Several Medicaid expansion bills went nowhere, though, despite receiving bipartisan support.
Anne Dunkelberg, an associate director with the Austin-based policy think tank Every Texan, said it's clear lawmakers are “out of touch” with the needs of the state.
“More and more Texans are disturbed by the failures of state leaders who made no effort to expand health coverage to 1.4 million uninsured Texans, many of them essential workers throughout the pandemic — who deliver our food, clean our offices, and care for our toddlers and grandparents,” she said in a statement.
For years now, Texas has had the highest uninsured rate in the country, and the rate only continues to get worse. It is also one of only 12 states that has not expanded health coverage to its working poor.

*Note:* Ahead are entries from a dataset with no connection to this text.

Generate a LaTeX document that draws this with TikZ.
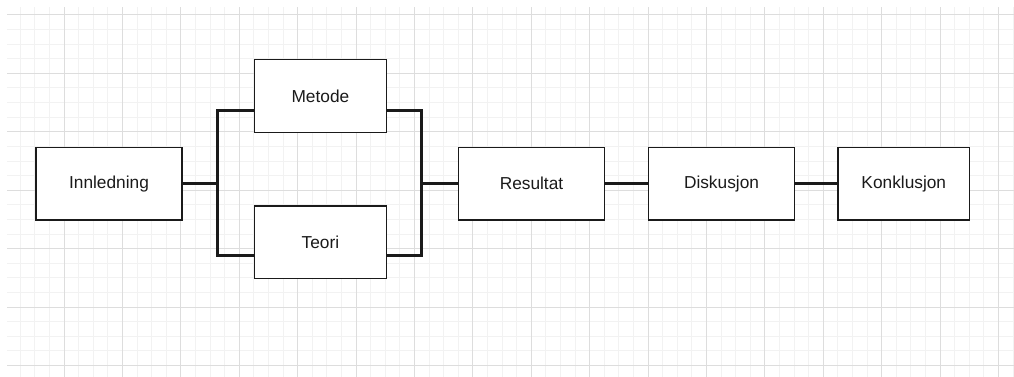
\documentclass[tikz,border=0pt]{standalone}
\usepackage{fontspec}
\setmainfont{Liberation Sans}
\definecolor{minorgrid}{HTML}{F2F2F2}
\definecolor{majorgrid}{HTML}{DDDDDD}
\definecolor{ink}{HTML}{1A1A1A}
\begin{document}
\begin{tikzpicture}[x=1pt,y=-1pt,
  box/.style={draw=ink,line width=1.3pt,fill=white,minimum height=72.7pt,inner sep=0pt,
    font=\fontsize{17.3}{20}\selectfont,text=ink},
  wbox/.style={box,minimum width=146pt},
  nbox/.style={box,minimum width=131.5pt},
  conn/.style={draw=ink,line width=3pt,line join=miter}]
\useasboundingbox (0,0) rectangle (1014,377);
\fill[white] (0,0) rectangle (1014,377);
\begin{scope}
  \clip (7,8) rectangle (1014,377);
  \foreach \i in {0,...,70} {
    \draw[minorgrid,line width=1pt] ({5.6+14.6*\i},0) -- ({5.6+14.6*\i},377);
  }
  \foreach \j in {0,...,26} {
    \draw[minorgrid,line width=1pt] (0,{0.4+14.6*\j}) -- (1014,{0.4+14.6*\j});
  }
  \foreach \i in {0,...,17} {
    \draw[majorgrid,line width=1pt] ({5.6+58.4*\i},0) -- ({5.6+58.4*\i},377);
  }
  \foreach \j in {0,...,6} {
    \draw[majorgrid,line width=1pt] (0,{15+58.4*\j}) -- (1014,{15+58.4*\j});
  }
\end{scope}
\coordinate (bl) at (217.3,183.6);
\coordinate (br) at (421.7,183.6);
\node[wbox] (Innledning) at (109,183.6) {Innledning};
\node[nbox] (Metode) at (320.4,96) {Metode};
\node[nbox] (Teori) at (320.4,242.4) {Teori};
\node[wbox] (Resultat) at (531.5,183.6) {Resultat};
\node[wbox] (Diskusjon) at (721.5,183.6) {Diskusjon};
\node[nbox] (Konklusjon) at (903.8,183.6) {Konklusjon};
\draw[conn] (Innledning.east) -- (bl);
\draw[conn] ([yshift=-14.7pt]Metode.west) -| (bl) |- ([yshift=-13.3pt]Teori.west);
\draw[conn] ([yshift=-14.7pt]Metode.east) -| (br) |- ([yshift=-13.3pt]Teori.east);
\draw[conn] (br) -- (Resultat.west);
\draw[conn] (Resultat.east) -- (Diskusjon.west);
\draw[conn] (Diskusjon.east) -- (Konklusjon.west);
\end{tikzpicture}
\end{document}
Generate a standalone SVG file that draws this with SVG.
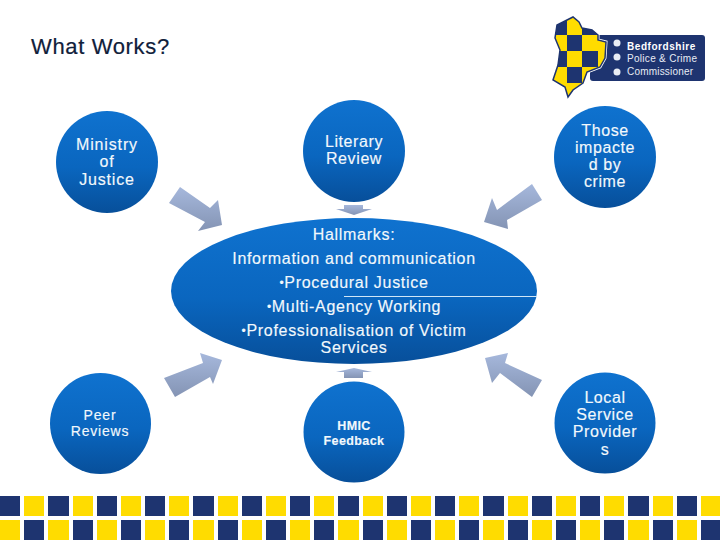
<svg xmlns="http://www.w3.org/2000/svg" xmlns:xlink="http://www.w3.org/1999/xlink" width="720" height="540" viewBox="0 0 720 540">
<style>
text{font-family:"Liberation Sans",Arial,sans-serif}
.w{fill:#f2f8fc;text-anchor:middle;stroke:#f2f8fc;stroke-width:.15}
.t16{font-size:16px;letter-spacing:.6px}
.tm{font-size:16px;letter-spacing:.85px}
.te{font-size:16px;letter-spacing:.7px}
.t14{font-size:14px;letter-spacing:.8px}
.t12{font-size:12.5px;letter-spacing:.4px;font-weight:bold}
.b{font-size:12px}
.node{fill:url(#blue)}
.arrow{fill:url(#steel)}
.n{fill:#1e3470}.y{fill:#ffdc00}
</style>
<defs>
<linearGradient id="blue" x1="0" y1="0" x2="0" y2="1"><stop offset="0" stop-color="#0f72cf"/><stop offset=".55" stop-color="#0a66bf"/><stop offset="1" stop-color="#074f9a"/></linearGradient>
<linearGradient id="steel" x1="0" y1="0" x2="0" y2="1"><stop offset="0" stop-color="#a6b8dc"/><stop offset="1" stop-color="#8494b4"/></linearGradient>
<clipPath id="map"><path d="M567 20 L573 17 L579 22 L582 28 L592 30 L598 35 L598 40 L606 42 L605 58 L600 67 L587 72 L583 83 L573 90 L568 97 L565 87 L553 80 L558 65 L560 50 L555 38 L557 25 Z"/></clipPath>
</defs>
<rect width="720" height="540" fill="#fff"/>
<text x="31" y="54" font-size="22" letter-spacing=".65" fill="#10203a" stroke="#10203a" stroke-width=".2">What Works?</text>
<g id="logo">
<rect x="590" y="35" width="115" height="46" rx="3" class="n"/>
<path d="M567 20 L573 17 L579 22 L582 28 L592 30 L598 35 L598 40 L606 42 L605 58 L600 67 L587 72 L583 83 L573 90 L568 97 L565 87 L553 80 L558 65 L560 50 L555 38 L557 25 Z" fill="none" stroke="#fff" stroke-width="3"/>
<path d="M567 20 L573 17 L579 22 L582 28 L592 30 L598 35 L598 40 L606 42 L605 58 L600 67 L587 72 L583 83 L573 90 L568 97 L565 87 L553 80 L558 65 L560 50 L555 38 L557 25 Z" class="y" stroke="#1e3470" stroke-width="1.500"/>
<g clip-path="url(#map)">
<rect x="552" y="15" width="15" height="20" class="n"/>
<rect x="582" y="15" width="16" height="20" class="n"/>
<rect x="567" y="35" width="15" height="16" class="n"/>
<rect x="552" y="51" width="15" height="16" class="n"/>
<rect x="582" y="51" width="16" height="16" class="n"/>
<rect x="567" y="67" width="15" height="16" class="n"/>
</g>
<g fill="#e8ecf4"><circle cx="617" cy="43" r="3.500"/><circle cx="617" cy="57" r="3.500"/><circle cx="617" cy="72" r="3.500"/></g>
<text x="627" y="50" font-size="10" font-weight="bold" letter-spacing=".55" fill="#fff">Bedfordshire</text>
<text x="627" y="62" font-size="10" letter-spacing=".3" fill="#e8ecf4">Police &amp; Crime</text>
<text x="627" y="75" font-size="10" letter-spacing=".2" fill="#e8ecf4">Commissioner</text>
</g>
<g id="connectors">
<polygon class="arrow" points="180,187 210,208 218,200 222,225 198,231 205,222 169,203"/>
<polygon class="arrow" points="532,184 542,200 507,220 508,229 484,222 492,198 497,210"/>
<polygon class="arrow" points="164,378 175,397 210,377 213,384 222,360 200,353 203,363"/>
<polygon class="arrow" points="542,380 532,397 500,373 492,383 485,358 508,353 505,363"/>
<polygon class="arrow" points="344,205 363,205 363,209 372,209 354,215 336,209 344,209"/>
<polygon class="arrow" points="344,378 363,378 363,372 372,372 354,368 336,372 344,372"/>
</g>
<g id="hallmarks">
<ellipse class="node" cx="354" cy="291" rx="183" ry="73"/>
<line x1="344" y1="296.500" x2="537" y2="296.500" stroke="#cfe6f7"/>
<g class="w te">
<text x="354" y="240">Hallmarks:</text>
<text x="354" y="264">Information and communication</text>
<text x="354" y="288"><tspan class="b" dy="-1">•</tspan><tspan dy="1">Procedural Justice</tspan></text>
<text x="354" y="312"><tspan class="b" dy="-1">•</tspan><tspan dy="1">Multi-Agency Working</tspan></text>
<text x="354" y="336"><tspan class="b" dy="-1">•</tspan><tspan dy="1">Professionalisation of Victim</tspan></text>
<text x="354" y="353">Services</text>
</g>
</g>
<g id="ministry"><circle class="node" cx="107" cy="162" r="51"/><g class="w tm"><text x="107" y="150">Ministry</text><text x="107" y="167">of</text><text x="107" y="185">Justice</text></g></g>
<g id="literary"><circle class="node" cx="354" cy="151" r="51"/><g class="w t16"><text x="354" y="147">Literary</text><text x="354" y="164">Review</text></g></g>
<g id="impacted"><circle class="node" cx="605" cy="157" r="51"/><g class="w t16"><text x="605" y="136">Those</text><text x="605" y="153">impacte</text><text x="605" y="170">d by</text><text x="605" y="187">crime</text></g></g>
<g id="peer"><circle class="node" cx="100.500" cy="423.500" r="50.500"/><g class="w t14"><text x="100" y="420">Peer</text><text x="100" y="436">Reviews</text></g></g>
<g id="hmic"><circle class="node" cx="354" cy="432" r="50.500"/><g class="w t12"><text x="354" y="430">HMIC</text><text x="354" y="445">Feedback</text></g></g>
<g id="local"><circle class="node" cx="605" cy="423" r="50.500"/><g class="w t16"><text x="605" y="403">Local</text><text x="605" y="420">Service</text><text x="605" y="437">Provider</text><text x="605" y="455">s</text></g></g>
<g id="band">
<g class="n"><rect x="0" y="496" width="20" height="20"/><rect x="48" y="496" width="21" height="20"/><rect x="97" y="496" width="20" height="20"/><rect x="145" y="496" width="20" height="20"/><rect x="193" y="496" width="21" height="20"/><rect x="242" y="496" width="20" height="20"/><rect x="290" y="496" width="20" height="20"/><rect x="338" y="496" width="21" height="20"/><rect x="387" y="496" width="20" height="20"/><rect x="435" y="496" width="20" height="20"/><rect x="483" y="496" width="21" height="20"/><rect x="532" y="496" width="20" height="20"/><rect x="580" y="496" width="20" height="20"/><rect x="628" y="496" width="21" height="20"/><rect x="677" y="496" width="20" height="20"/>
<rect x="24" y="520" width="20" height="20"/><rect x="73" y="520" width="20" height="20"/><rect x="121" y="520" width="20" height="20"/><rect x="169" y="520" width="20" height="20"/><rect x="218" y="520" width="20" height="20"/><rect x="266" y="520" width="20" height="20"/><rect x="314" y="520" width="20" height="20"/><rect x="363" y="520" width="20" height="20"/><rect x="411" y="520" width="20" height="20"/><rect x="459" y="520" width="20" height="20"/><rect x="508" y="520" width="20" height="20"/><rect x="556" y="520" width="20" height="20"/><rect x="604" y="520" width="20" height="20"/><rect x="653" y="520" width="20" height="20"/><rect x="701" y="520" width="19" height="20"/></g>
<g class="y"><rect x="24" y="496" width="20" height="20"/><rect x="73" y="496" width="20" height="20"/><rect x="121" y="496" width="20" height="20"/><rect x="169" y="496" width="20" height="20"/><rect x="218" y="496" width="20" height="20"/><rect x="266" y="496" width="20" height="20"/><rect x="314" y="496" width="20" height="20"/><rect x="363" y="496" width="20" height="20"/><rect x="411" y="496" width="20" height="20"/><rect x="459" y="496" width="20" height="20"/><rect x="508" y="496" width="20" height="20"/><rect x="556" y="496" width="20" height="20"/><rect x="604" y="496" width="20" height="20"/><rect x="653" y="496" width="20" height="20"/><rect x="701" y="496" width="19" height="20"/>
<rect x="0" y="520" width="20" height="20"/><rect x="48" y="520" width="21" height="20"/><rect x="97" y="520" width="20" height="20"/><rect x="145" y="520" width="20" height="20"/><rect x="193" y="520" width="21" height="20"/><rect x="242" y="520" width="20" height="20"/><rect x="290" y="520" width="20" height="20"/><rect x="338" y="520" width="21" height="20"/><rect x="387" y="520" width="20" height="20"/><rect x="435" y="520" width="20" height="20"/><rect x="483" y="520" width="21" height="20"/><rect x="532" y="520" width="20" height="20"/><rect x="580" y="520" width="20" height="20"/><rect x="628" y="520" width="21" height="20"/><rect x="677" y="520" width="20" height="20"/></g>
</g>
</svg>
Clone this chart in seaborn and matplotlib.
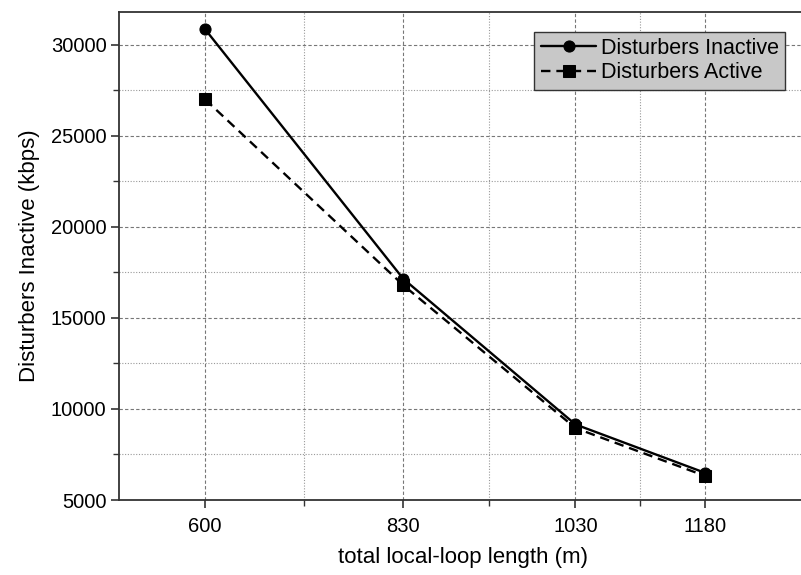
import numpy as np
import pandas as pd
import matplotlib
matplotlib.use('Agg')
import matplotlib.pyplot as plt
from matplotlib.ticker import FixedLocator, MultipleLocator
import seaborn as sns

# data
loop_length = [600, 830, 1030, 1180]
inactive = [30850, 17150, 9150, 6500]
active = [27000, 16800, 8950, 6330]

SERIES = ['Disturbers Inactive', 'Disturbers Active']

df = pd.DataFrame({
    'length': loop_length * 2,
    'rate': inactive + active,
    'series': [SERIES[0]] * len(loop_length) + [SERIES[1]] * len(loop_length),
})

sns.set_style('ticks')
plt.rcParams['font.family'] = ['Liberation Sans', 'DejaVu Sans']
plt.rcParams['text.color'] = 'black'
plt.rcParams['axes.labelcolor'] = 'black'
plt.rcParams['xtick.color'] = '#333333'
plt.rcParams['ytick.color'] = '#333333'
plt.rcParams['xtick.labelcolor'] = 'black'
plt.rcParams['ytick.labelcolor'] = 'black'

fig = plt.figure(figsize=(8.01, 5.75), dpi=100)
ax = fig.add_axes([119 / 801, 75 / 575, (808 - 119) / 801, 488 / 575])

sns.lineplot(data=df, x='length', y='rate', hue='series', style='series',
             palette={SERIES[0]: 'black', SERIES[1]: 'black'},
             markers={SERIES[0]: 'o', SERIES[1]: 's'},
             dashes={SERIES[0]: '', SERIES[1]: (4, 2.5)},
             markersize=8, linewidth=1.7, markeredgecolor='black',
             ax=ax)

ax.set_xlim(500, 1300)
ax.set_ylim(5000, 31800)

# major ticks on the data points, minor ticks halfway between them
mids = [(a + b) / 2 for a, b in zip(loop_length[:-1], loop_length[1:])]
ax.xaxis.set_major_locator(FixedLocator(loop_length))
ax.xaxis.set_minor_locator(FixedLocator(mids))
ax.yaxis.set_major_locator(MultipleLocator(5000))
ax.yaxis.set_minor_locator(MultipleLocator(2500))

ax.grid(which='major', color='#777777', linestyle=(0, (3, 2)), linewidth=0.8)
ax.grid(which='minor', color='#999999', linestyle=(0, (1, 1.5)), linewidth=0.8)
ax.set_axisbelow(True)

ax.tick_params(which='major', direction='out', length=6, width=1.2, labelsize=14.5)
ax.tick_params(axis='y', which='major', pad=3)
ax.tick_params(axis='x', which='major', pad=6)
ax.tick_params(which='minor', direction='out', length=4, width=1.0)

for s in ax.spines.values():
    s.set_linewidth(1.3)
    s.set_color('#333333')

ax.set_xlabel('total local-loop length (m)', fontsize=16, labelpad=8)
ax.set_ylabel('Disturbers Inactive (kbps)', fontsize=16, labelpad=8)

leg = ax.legend(loc='upper right', bbox_to_anchor=(0.967, 0.96), fontsize=15.5,
                frameon=True, fancybox=False, handlelength=2.6, handletextpad=0.2,
                borderpad=0.3, labelspacing=0.15, borderaxespad=0)
leg.get_frame().set_facecolor('#c8c8c8')
leg.get_frame().set_edgecolor('#333333')
leg.get_frame().set_linewidth(1.0)
leg.get_frame().set_alpha(1)

fig.savefig('out.png', dpi=100)
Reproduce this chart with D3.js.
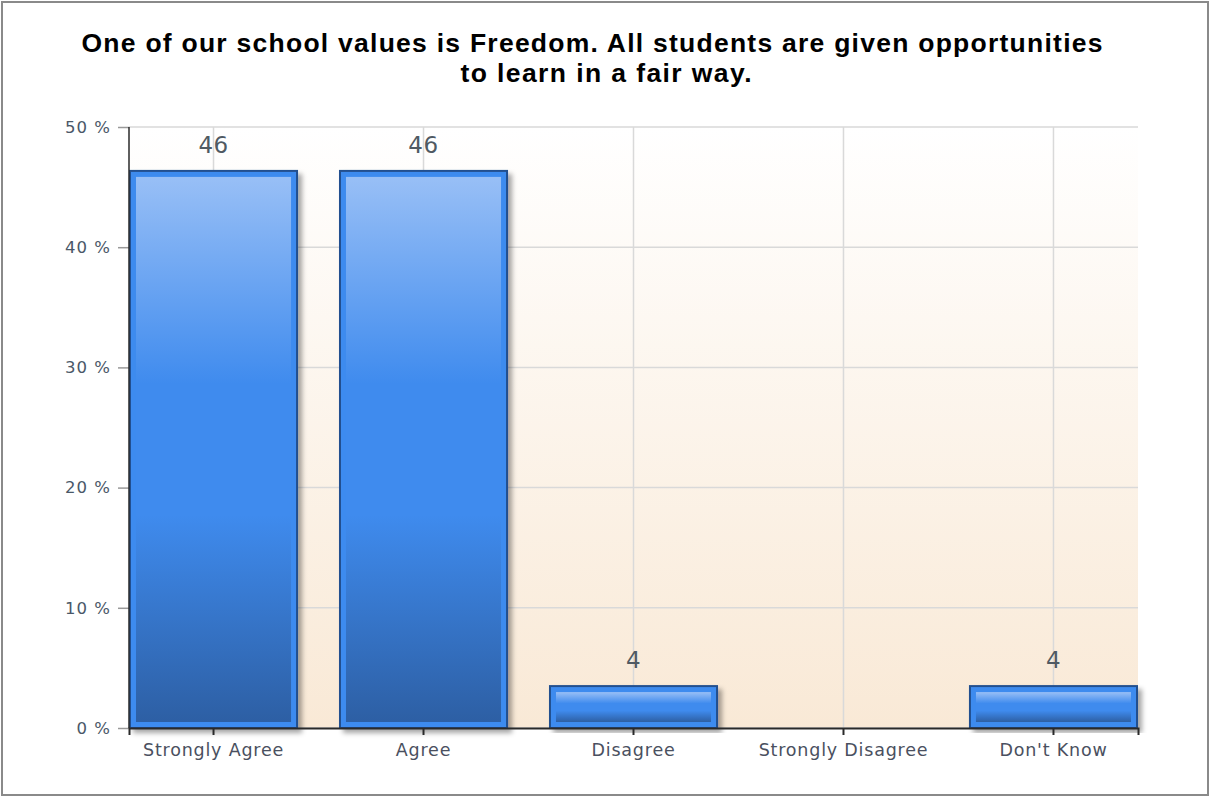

But health care advocates say the legislative session wasn't a complete loss. A few bills aimed at expanding coverage for babies and new mothers on Medicaid did pass in the waning hours.
One bill, House Bill 133, extended health care coverage for women on Medicaid from 60 days to six months after giving birth. Years ago, a task force put together by Gov. Greg Abbott to look at maternal deaths recommended lawmakers extend the program for a year, because many deaths were happening that long after.
Another bill lawmakers passed ensures fewer children will be kicked out of the Medicaid program due to paperwork issues. Advocates say about 4,000 children are removed every month because of several monthly income checks after they're already deemed eligible to be on the program. For years, advocates have been asking lawmakers to give children continuous coverage for a year without families having to go through the added paperwork.
The final version of the bill doesn't give a year of continuous coverage, though. Instead, lawmakers agreed on two six-month windows of consecutive coverage; families will have to submit paperwork at the beginning of each.
Stacy Wilson, president of the Children’s Hospital Association of Texas, applauded lawmakers for “passing critical legislation ensuring both children and women have access to the highest quality health care” in the state.
“We thank Speaker Dade Phelan for his leadership,” she said in a statement, “and Lieutenant Governor Dan Patrick, Representatives Four Price, Toni Rose, Philip Cortez, James Frank, and Senators Lois Kolkhorst and Dawn Buckingham for their work to improve health care for all Texans, especially kids and women who rely on Medicaid.”